Output the first line of the listing and each line after it, up to and including the line that contains "const managerValues = [44, 63, 72];", exactly as written, minus the pictures.

— Start Data shown —

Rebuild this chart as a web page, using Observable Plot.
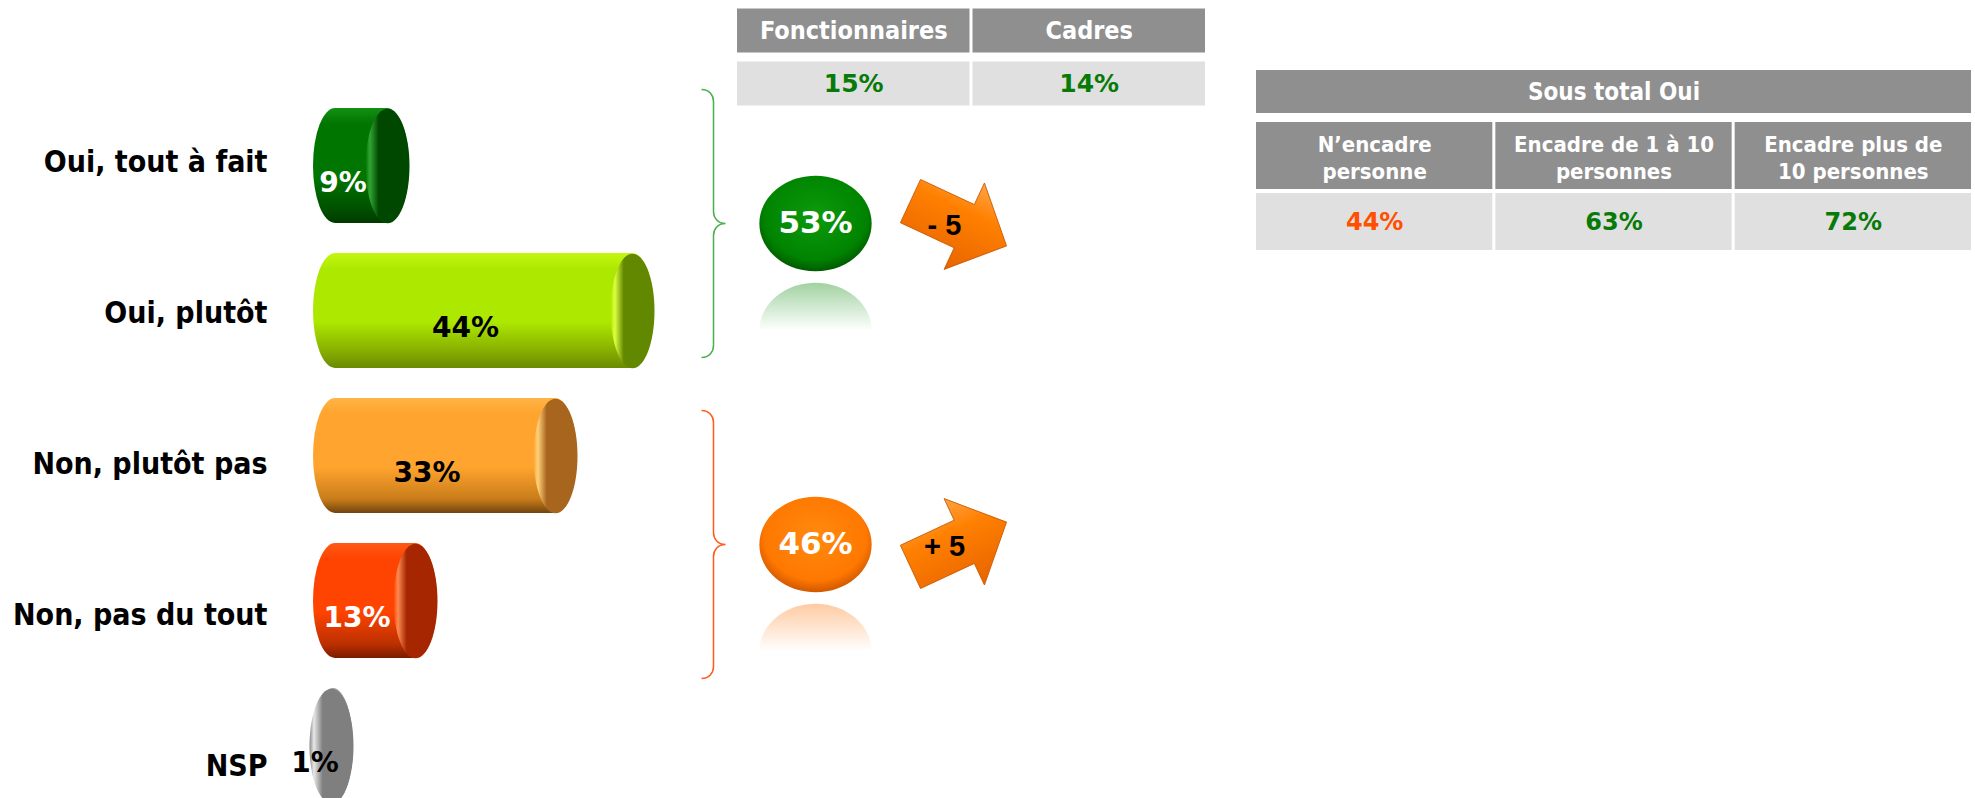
<!DOCTYPE html>
<html><head><meta charset="utf-8">
<script src="https://cdn.jsdelivr.net/npm/d3@7"></script>
<script src="https://cdn.jsdelivr.net/npm/@observablehq/plot@0.6"></script>
<style>
html,body{margin:0;padding:0;background:#fff;overflow:hidden;}
#root{position:relative;width:1975px;height:798px;}
#root > svg{position:absolute;left:0;top:0;}
</style></head><body><div id="root"></div>
<script>
// ---------------- data ----------------
const categories = ["Oui, tout à fait", "Oui, plutôt", "Non, plutôt pas", "Non, pas du tout", "NSP"];
const values = [9, 44, 33, 13, 1];
const groups = ["Oui", "Non"];
const groupTotals = [53, 46];
const groupChanges = [-5, 5];
const publicColumns = ["Fonctionnaires", "Cadres"];
const publicValues = [15, 14];
const subtotalTitle = "Sous total Oui";
const managerColumns = ["N’encadre\npersonne", "Encadre de 1 à 10\npersonnes", "Encadre plus de\n10 personnes"];
const managerValues = [44, 63, 72];

// ---------------- styles ----------------
const W = 1975, H = 798;
const CONDENSED = "'DejaVu Sans Condensed', 'DejaVu Sans', sans-serif";
const WIDE = "'DejaVu Sans', Verdana, sans-serif";
const ARIAL = "'Liberation Sans', Arial, sans-serif";
const HEAD_GRAY = "#8f8f8f", CELL_GRAY = "#e0e0e0", GREEN_TXT = "#077a07", ORANGE_TXT = "#ff4f00";
const barPalette = [
  {top: "#139013", mid: "#007500", bot: "#005000", edge: "#003a00", cap: "#004800", hi: "#33a533", text: "white"},
  {top: "#c4f710", mid: "#ade800", bot: "#82a800", edge: "#6a8a00", cap: "#628800", hi: "#dcff40", text: "black"},
  {top: "#ffb445", mid: "#ffa42e", bot: "#c87c1a", edge: "#70440f", cap: "#a8651d", hi: "#ffd27a", text: "black"},
  {top: "#ff5a18", mid: "#ff4300", bot: "#bb3000", edge: "#7a1c00", cap: "#a52600", hi: "#ff8a52", text: "white"},
  {top: "#a0a0a0", mid: "#8a8a8a", bot: "#6e6e6e", edge: "#555555", cap: "#7f7f7f", hi: "#e8e8e8", text: "black"}
];
const groupPalette = [
  {brace: "#4aae4a", c0: "#0d9a0d", c1: "#008400", c2: "#005a00", refl: "#2e9a2e"},
  {brace: "#ff5a1a", c0: "#ff8a10", c1: "#ff7800", c2: "#d05800", refl: "#ff8a30"}
];

// ---------------- gradients ----------------
const defs = d3.select("#root").append("svg").attr("width", 0).attr("height", 0)
  .style("position", "absolute").append("defs");
function linGrad(id, vertical, stops) {
  const g = defs.append("linearGradient").attr("id", id)
    .attr("x1", 0).attr("y1", 0).attr("x2", vertical ? 0 : 1).attr("y2", vertical ? 1 : 0);
  stops.forEach(([o, c, op]) => g.append("stop").attr("offset", o).attr("stop-color", c).attr("stop-opacity", op ?? 1));
}
function radGrad(id, stops) {
  const g = defs.append("radialGradient").attr("id", id).attr("cx", 0.5).attr("cy", 0.42).attr("r", 0.58);
  stops.forEach(([o, c]) => g.append("stop").attr("offset", o).attr("stop-color", c));
}
barPalette.forEach((p, i) => {
  linGrad(`body${i}`, true, [[0, p.top], [0.14, p.mid], [0.6, p.mid], [0.88, p.bot], [1, p.edge]]);
  linGrad(`cap${i}`, false, [[0, p.mid], [0.1, p.hi], [0.3, p.cap], [1, p.cap]]);
});
groupPalette.forEach((p, i) => {
  radGrad(`tot${i}`, [[0, p.c0], [0.78, p.c1], [1, p.c2]]);
  linGrad(`refl${i}`, true, [[0, p.refl, 0.45], [0.5, p.refl, 0]]);
});
linGrad("arrow", true, [[0, "#ffa446"], [0.35, "#ff8000"], [1, "#e86400"]]);

// ---------------- custom symbols ----------------
function ellipseSymbol(ax, ay) {
  const k = 0.5523;
  return {draw(ctx, size) {
    const r = Math.sqrt(size / Math.PI), rx = ax * r, ry = ay * r;
    ctx.moveTo(rx, 0);
    ctx.bezierCurveTo(rx, k * ry, k * rx, ry, 0, ry);
    ctx.bezierCurveTo(-k * rx, ry, -rx, k * ry, -rx, 0);
    ctx.bezierCurveTo(-rx, -k * ry, -k * rx, -ry, 0, -ry);
    ctx.bezierCurveTo(k * rx, -ry, rx, -k * ry, rx, 0);
    ctx.closePath();
  }};
}
const braceSymbol = {draw(ctx, size) {
  const h = Math.sqrt(size / Math.PI), w = 12;
  ctx.moveTo(-w, -h);
  ctx.bezierCurveTo(-w / 3, -h, 0, -h + w / 2, 0, -h + w);
  ctx.lineTo(0, -w);
  ctx.bezierCurveTo(0, -w / 2, w / 3, 0, w, 0);
  ctx.bezierCurveTo(w / 3, 0, 0, w / 2, 0, w);
  ctx.lineTo(0, h - w);
  ctx.bezierCurveTo(0, h - w / 2, -w / 3, h, -w, h);
}};
const arrowSymbol = {draw(ctx, size) {
  const r = Math.sqrt(size / Math.PI), sh = 0.45 * r, hh = 0.9 * r, hb = 0.12 * r;
  ctx.moveTo(-r, -sh); ctx.lineTo(hb, -sh); ctx.lineTo(hb, -hh); ctx.lineTo(r, 0);
  ctx.lineTo(hb, hh); ctx.lineTo(hb, sh); ctx.lineTo(-r, sh); ctx.closePath();
}};

const root = document.getElementById("root");
const base = {width: W, height: H, margin: 0, style: {background: "transparent", overflow: "visible"}};

// ---------------- bars ----------------
const bars = categories.map((c, i) => ({cat: c, value: values[i], i}));
root.append(Plot.plot({
  ...base,
  x: {domain: [0, 100], range: [324, 1024], axis: null},
  y: {type: "band", domain: categories, range: [77.25, 832.7], padding: 0.21, axis: null},
  color: {type: "identity"},
  marks: [
    Plot.barX(bars, {x1: 0, x2: "value", y: "cat", insetLeft: -11, insetRight: -22, rx: 22, ry: 60,
      fill: d => `url(#body${d.i})`}),
    Plot.dot(bars, {x: "value", y: "cat", r: 57.3, symbol: ellipseSymbol(0.384, 1), fill: d => `url(#cap${d.i})`}),
    Plot.text(bars, {x: d => d.value / 2, y: "cat", text: d => `${d.value}%`, dx: -13, dy: 17,
      fill: d => barPalette[d.i].text, fontFamily: WIDE, fontSize: 28, fontWeight: "bold"})
  ]
}));

// ---------------- category labels ----------------
root.append(Plot.plot({
  width: W, height: H, marginLeft: 270, marginTop: 0, marginBottom: 0, marginRight: 0,
  style: {background: "transparent", fontFamily: CONDENSED, fontWeight: "bold", fontSize: "30px", color: "black"},
  y: {type: "band", domain: categories, range: [84.2, 842.4], padding: 0},
  marks: [Plot.axisY({anchor: "left", tickSize: 0, tickPadding: 3, fontSize: 30, fontFamily: CONDENSED, fontWeight: "bold", label: null})]
}));

// ---------------- sub-totals, braces, evolutions ----------------
const summary = groups.map((g, i) => ({group: g, total: groupTotals[i], change: groupChanges[i], i}));
root.append(Plot.plot({
  ...base,
  x: {type: "point", domain: ["total", "écart"], range: [815, 958], padding: 0, axis: null},
  y: {type: "point", domain: groups, range: [223, 544], padding: 0, axis: null},
  color: {type: "identity"},
  marks: [
    Plot.dot(summary, {x: () => "total", y: "group", dx: -102, r: 134, symbol: braceSymbol,
      fill: "none", stroke: d => groupPalette[d.i].brace, strokeWidth: 1.5}),
    Plot.dot(summary, {x: () => "total", y: "group", dy: 107, r: 52, symbol: ellipseSymbol(1.08, 0.92),
      fill: d => `url(#refl${d.i})`}),
    Plot.dot(summary, {x: () => "total", y: "group", r: 52, symbol: ellipseSymbol(1.08, 0.92),
      fill: d => `url(#tot${d.i})`}),
    Plot.text(summary, {x: () => "total", y: "group", text: d => `${d.total}%`, fill: "white",
      fontFamily: WIDE, fontSize: 31, fontWeight: "bold"}),
    Plot.dot(summary, {x: () => "écart", y: "group", r: 53, symbol: arrowSymbol,
      rotate: d => d.change < 0 ? 25 : -25, fill: () => "url(#arrow)", stroke: "#c85800", strokeWidth: 0.8}),
    Plot.text(summary, {x: () => "écart", y: "group", text: d => `${d.change < 0 ? "-" : "+"} ${Math.abs(d.change)}`,
      dx: -14, dy: 2, fill: "black", fontFamily: ARIAL, fontSize: 29, fontWeight: "bold"})
  ]
}));

// ---------------- table: Fonctionnaires / Cadres ----------------
const publicRows = ["entête", "valeur"];
root.append(Plot.plot({
  ...base,
  x: {domain: [0, publicColumns.length], range: [735.5, 1206.5], axis: null},
  y: {type: "band", domain: publicRows, range: [3.75, 110.75], padding: 0, axis: null},
  marks: [
    Plot.barX(publicColumns, {x1: (d, i) => i, x2: (d, i) => i + 1, y: () => "entête", fill: HEAD_GRAY,
      insetLeft: 1.5, insetRight: 1.5, insetTop: 4.5, insetBottom: 4.5}),
    Plot.barX(publicValues, {x1: (d, i) => i, x2: (d, i) => i + 1, y: () => "valeur", fill: CELL_GRAY,
      insetLeft: 1.5, insetRight: 1.5, insetTop: 4.5, insetBottom: 4.5}),
    Plot.text(publicColumns, {x: (d, i) => i + 0.5, y: () => "entête", text: d => d, fill: "white",
      fontFamily: CONDENSED, fontSize: 25, fontWeight: "bold"}),
    Plot.text(publicValues, {x: (d, i) => i + 0.5, y: () => "valeur", text: d => `${d}%`, fill: GREEN_TXT,
      fontFamily: WIDE, fontSize: 25, fontWeight: "bold"})
  ]
}));

// ---------------- table: Sous total Oui by management ----------------
const managerRows = ["titre", "entête", "valeur"];
const managerColors = [ORANGE_TXT, GREEN_TXT, GREEN_TXT];
root.append(Plot.plot({
  ...base,
  x: {domain: [0, managerColumns.length], range: [1254.5, 1972.5], axis: null},
  y: {type: "band", domain: managerRows, range: [59, 254], padding: 0, axis: null},
  color: {type: "identity"},
  marks: [
    Plot.barX([subtotalTitle], {x1: 0, x2: managerColumns.length, y: () => "titre", fill: () => HEAD_GRAY,
      insetLeft: 1.5, insetRight: 1.5, insetTop: 11, insetBottom: 11}),
    Plot.barX(managerColumns, {x1: (d, i) => i, x2: (d, i) => i + 1, y: () => "entête", fill: () => HEAD_GRAY,
      insetLeft: 1.5, insetRight: 1.5, insetTop: -2, insetBottom: 0}),
    Plot.barX(managerValues, {x1: (d, i) => i, x2: (d, i) => i + 1, y: () => "valeur", fill: () => CELL_GRAY,
      insetLeft: 1.5, insetRight: 1.5, insetTop: 4, insetBottom: 4}),
    Plot.text([subtotalTitle], {x: managerColumns.length / 2, y: () => "titre", text: d => d, fill: "white",
      fontFamily: CONDENSED, fontSize: 24, fontWeight: "bold"}),
    Plot.text(managerColumns, {x: (d, i) => i + 0.5, y: () => "entête", text: d => d, fill: "white",
      fontFamily: CONDENSED, fontSize: 22, fontWeight: "bold", lineHeight: 1.2}),
    Plot.text(managerValues, {x: (d, i) => i + 0.5, y: () => "valeur", text: d => `${d}%`,
      fill: (d, i) => managerColors[i], fontFamily: WIDE, fontSize: 24, fontWeight: "bold"})
  ]
}));
</script></body></html>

— End Data shown —

### Output
Rebuild this chart as a web page, using Observable Plot.
<!DOCTYPE html>
<html><head><meta charset="utf-8">
<script src="https://cdn.jsdelivr.net/npm/d3@7"></script>
<script src="https://cdn.jsdelivr.net/npm/@observablehq/plot@0.6"></script>
<style>
html,body{margin:0;padding:0;background:#fff;overflow:hidden;}
#root{position:relative;width:1975px;height:798px;}
#root > svg{position:absolute;left:0;top:0;}
</style></head><body><div id="root"></div>
<script>
// ---------------- data ----------------
const categories = ["Oui, tout à fait", "Oui, plutôt", "Non, plutôt pas", "Non, pas du tout", "NSP"];
const values = [9, 44, 33, 13, 1];
const groups = ["Oui", "Non"];
const groupTotals = [53, 46];
const groupChanges = [-5, 5];
const publicColumns = ["Fonctionnaires", "Cadres"];
const publicValues = [15, 14];
const subtotalTitle = "Sous total Oui";
const managerColumns = ["N’encadre\npersonne", "Encadre de 1 à 10\npersonnes", "Encadre plus de\n10 personnes"];
const managerValues = [44, 63, 72];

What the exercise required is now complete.